- [Provided material]:
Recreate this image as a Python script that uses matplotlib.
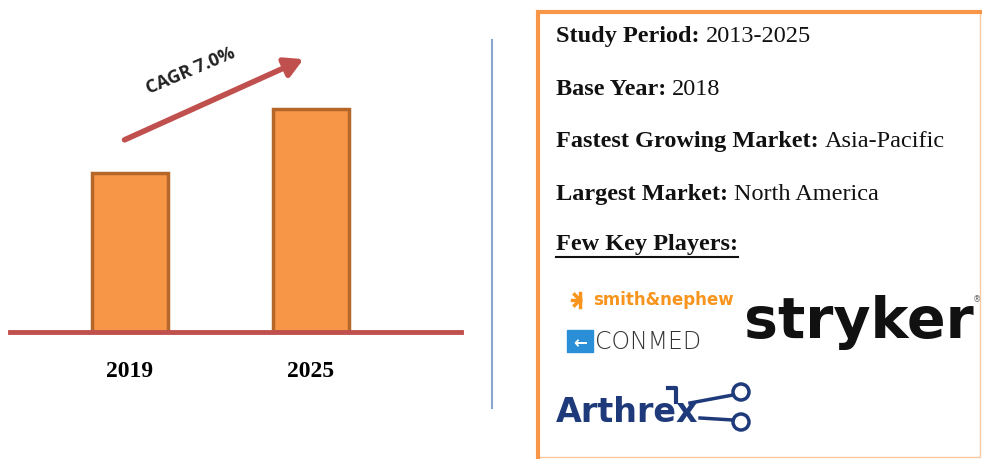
import matplotlib.pyplot as plt
from matplotlib.patches import Rectangle, Circle, FancyArrowPatch

# Data (bar heights, relative units)
years = ['2019', '2025']
market_size = [1.0, 1.4]
cagr_label = 'CAGR 7.0%'

info_labels = ['Study Period:', 'Base Year:', 'Fastest Growing Market:', 'Largest Market:']
info_values = ['2013-2025', '2018', 'Asia-Pacific', 'North America']
players_title = 'Few Key Players:'

bar_color = '#f79646'
bar_edge = '#b5672a'
red = '#c0504d'
orange = '#f79646'

fig = plt.figure(figsize=(9.82, 4.59), dpi=100)
W, H = 982, 459

# bar chart, placed by pixel
left, right, base, top = 10, 461, 332, 40
ax = fig.add_axes([left / W, (H - base) / H, (right - left) / W, (base - top) / H])
ax.bar([0, 1], market_size, width=0.42, color=bar_color, edgecolor=bar_edge, linewidth=2.5, zorder=2)
ax.axhline(0, color=red, linewidth=3.5, zorder=3, clip_on=False)
ax.set_xlim(-0.663, 1.831)
ax.set_ylim(0, 1.836)
ax.set_xticks([0, 1])
ax.set_xticklabels(years, fontsize=17, fontweight='bold', family='Liberation Serif')
ax.tick_params(axis='x', length=0, pad=21)
ax.set_yticks([])
for s in ax.spines.values():
    s.set_visible(False)

# overlay in pixel coordinates for the annotations and the info box
ov = fig.add_axes([0, 0, 1, 1])
ov.set_xlim(0, W)
ov.set_ylim(H, 0)
ov.axis('off')

arrow = FancyArrowPatch((122, 141), (306, 58), arrowstyle='-|>,head_length=9,head_width=5',
                        color=red, linewidth=4, mutation_scale=1.2)
ov.add_patch(arrow)
ov.text(191, 71, cagr_label, rotation=23, fontsize=13, fontweight='bold', color='#222222',
        ha='center', va='center', family='Open Sans')

# divider
ov.plot([492, 492], [40, 408], color='#8aa6d0', linewidth=1.5)

# info box: thick top and left, faint right and bottom
ov.plot([538, 538, 982], [459, 12, 12], color=orange, linewidth=3, solid_joinstyle='miter')
ov.plot([980, 980, 538], [12, 457, 457], color=orange, linewidth=1, alpha=0.5)

baselines = [42, 95, 147, 200]
for lab, val, yb in zip(info_labels, info_values, baselines):
    t = ov.text(556, yb, lab + ' ', fontsize=17.5, fontweight='bold', family='Liberation Serif',
                va='baseline', color='#111111')
    fig.canvas.draw()
    bb = t.get_window_extent()
    ov.annotate(val, xy=(bb.x1, H - yb), xycoords='figure pixels', fontsize=17.5,
                family='Liberation Serif', va='baseline', color='#111111')

t = ov.text(556, 250, players_title, fontsize=17.5, fontweight='bold', family='Liberation Serif',
            va='baseline', color='#111111')
fig.canvas.draw()
bb = t.get_window_extent()
ov.plot([556, bb.x1], [257, 257], color='#111111', linewidth=1.5)

# logos as text
# smith&nephew
for dx, dy in [(-9, 0), (-6, -6), (-6, 6), (0, -8), (0, 8)]:
    ov.plot([580, 580 + dx * 0.9], [300, 300 + dy * 0.9], color='#f7941d', linewidth=2.5)
ov.text(593, 300, 'smith&nephew', fontsize=12, fontweight='bold', color='#f7941d',
        family='DejaVu Sans', va='center')

# ConMed
ov.add_patch(Rectangle((567, 330), 26, 22, color='#2a8fd6'))
ov.text(580, 343, '\u2190', color='white', fontsize=12, ha='center', va='center', fontweight='bold')
ov.text(595, 342, 'CONMED', fontsize=17, color='#333333', family='DejaVu Sans',
        fontweight='light', va='center')

# stryker
ov.text(744, 322, 'stryker', fontsize=41, fontweight='bold', color='#111111',
        family='DejaVu Sans', va='center')
ov.text(977, 300, '\u00ae', fontsize=6, color='#666666', ha='center', va='center')

# Arthrex
ov.text(556, 413, 'Arthrex', fontsize=24, fontweight='bold', color='#1f3a7a',
        family='DejaVu Sans', va='center')
ov.add_patch(Circle((741, 392), 8, fill=False, edgecolor='#1f3a7a', linewidth=2.5))
ov.add_patch(Circle((741, 422), 8, fill=False, edgecolor='#1f3a7a', linewidth=2.5))
ov.plot([690, 733], [403, 395], color='#1f3a7a', linewidth=2.5)
ov.plot([700, 733], [418, 420], color='#1f3a7a', linewidth=2.5)
ov.plot([668, 676, 676], [388, 388, 402], color='#1f3a7a', linewidth=3)

fig.savefig('out.png', dpi=100)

- [Aim of the exercise]: Each line above is to be copied verbatim. Drop any image from the copy.

- [Result of the task]:
Recreate this image as a Python script that uses matplotlib.
import matplotlib.pyplot as plt
from matplotlib.patches import Rectangle, Circle, FancyArrowPatch

# Data (bar heights, relative units)
years = ['2019', '2025']
market_size = [1.0, 1.4]
cagr_label = 'CAGR 7.0%'

info_labels = ['Study Period:', 'Base Year:', 'Fastest Growing Market:', 'Largest Market:']
info_values = ['2013-2025', '2018', 'Asia-Pacific', 'North America']
players_title = 'Few Key Players:'

bar_color = '#f79646'
bar_edge = '#b5672a'
red = '#c0504d'
orange = '#f79646'

fig = plt.figure(figsize=(9.82, 4.59), dpi=100)
W, H = 982, 459

# bar chart, placed by pixel
left, right, base, top = 10, 461, 332, 40
ax = fig.add_axes([left / W, (H - base) / H, (right - left) / W, (base - top) / H])
ax.bar([0, 1], market_size, width=0.42, color=bar_color, edgecolor=bar_edge, linewidth=2.5, zorder=2)
ax.axhline(0, color=red, linewidth=3.5, zorder=3, clip_on=False)
ax.set_xlim(-0.663, 1.831)
ax.set_ylim(0, 1.836)
ax.set_xticks([0, 1])
ax.set_xticklabels(years, fontsize=17, fontweight='bold', family='Liberation Serif')
ax.tick_params(axis='x', length=0, pad=21)
ax.set_yticks([])
for s in ax.spines.values():
    s.set_visible(False)

# overlay in pixel coordinates for the annotations and the info box
ov = fig.add_axes([0, 0, 1, 1])
ov.set_xlim(0, W)
ov.set_ylim(H, 0)
ov.axis('off')

arrow = FancyArrowPatch((122, 141), (306, 58), arrowstyle='-|>,head_length=9,head_width=5',
                        color=red, linewidth=4, mutation_scale=1.2)
ov.add_patch(arrow)
ov.text(191, 71, cagr_label, rotation=23, fontsize=13, fontweight='bold', color='#222222',
        ha='center', va='center', family='Open Sans')

# divider
ov.plot([492, 492], [40, 408], color='#8aa6d0', linewidth=1.5)

# info box: thick top and left, faint right and bottom
ov.plot([538, 538, 982], [459, 12, 12], color=orange, linewidth=3, solid_joinstyle='miter')
ov.plot([980, 980, 538], [12, 457, 457], color=orange, linewidth=1, alpha=0.5)

baselines = [42, 95, 147, 200]
for lab, val, yb in zip(info_labels, info_values, baselines):
    t = ov.text(556, yb, lab + ' ', fontsize=17.5, fontweight='bold', family='Liberation Serif',
                va='baseline', color='#111111')
    fig.canvas.draw()
    bb = t.get_window_extent()
    ov.annotate(val, xy=(bb.x1, H - yb), xycoords='figure pixels', fontsize=17.5,
                family='Liberation Serif', va='baseline', color='#111111')

t = ov.text(556, 250, players_title, fontsize=17.5, fontweight='bold', family='Liberation Serif',
            va='baseline', color='#111111')
fig.canvas.draw()
bb = t.get_window_extent()
ov.plot([556, bb.x1], [257, 257], color='#111111', linewidth=1.5)

# logos as text
# smith&nephew
for dx, dy in [(-9, 0), (-6, -6), (-6, 6), (0, -8), (0, 8)]:
    ov.plot([580, 580 + dx * 0.9], [300, 300 + dy * 0.9], color='#f7941d', linewidth=2.5)
ov.text(593, 300, 'smith&nephew', fontsize=12, fontweight='bold', color='#f7941d',
        family='DejaVu Sans', va='center')

# ConMed
ov.add_patch(Rectangle((567, 330), 26, 22, color='#2a8fd6'))
ov.text(580, 343, '\u2190', color='white', fontsize=12, ha='center', va='center', fontweight='bold')
ov.text(595, 342, 'CONMED', fontsize=17, color='#333333', family='DejaVu Sans',
        fontweight='light', va='center')

# stryker
ov.text(744, 322, 'stryker', fontsize=41, fontweight='bold', color='#111111',
        family='DejaVu Sans', va='center')
ov.text(977, 300, '\u00ae', fontsize=6, color='#666666', ha='center', va='center')

# Arthrex
ov.text(556, 413, 'Arthrex', fontsize=24, fontweight='bold', color='#1f3a7a',
        family='DejaVu Sans', va='center')
ov.add_patch(Circle((741, 392), 8, fill=False, edgecolor='#1f3a7a', linewidth=2.5))
ov.add_patch(Circle((741, 422), 8, fill=False, edgecolor='#1f3a7a', linewidth=2.5))
ov.plot([690, 733], [403, 395], color='#1f3a7a', linewidth=2.5)
ov.plot([700, 733], [418, 420], color='#1f3a7a', linewidth=2.5)
ov.plot([668, 676, 676], [388, 388, 402], color='#1f3a7a', linewidth=3)

fig.savefig('out.png', dpi=100)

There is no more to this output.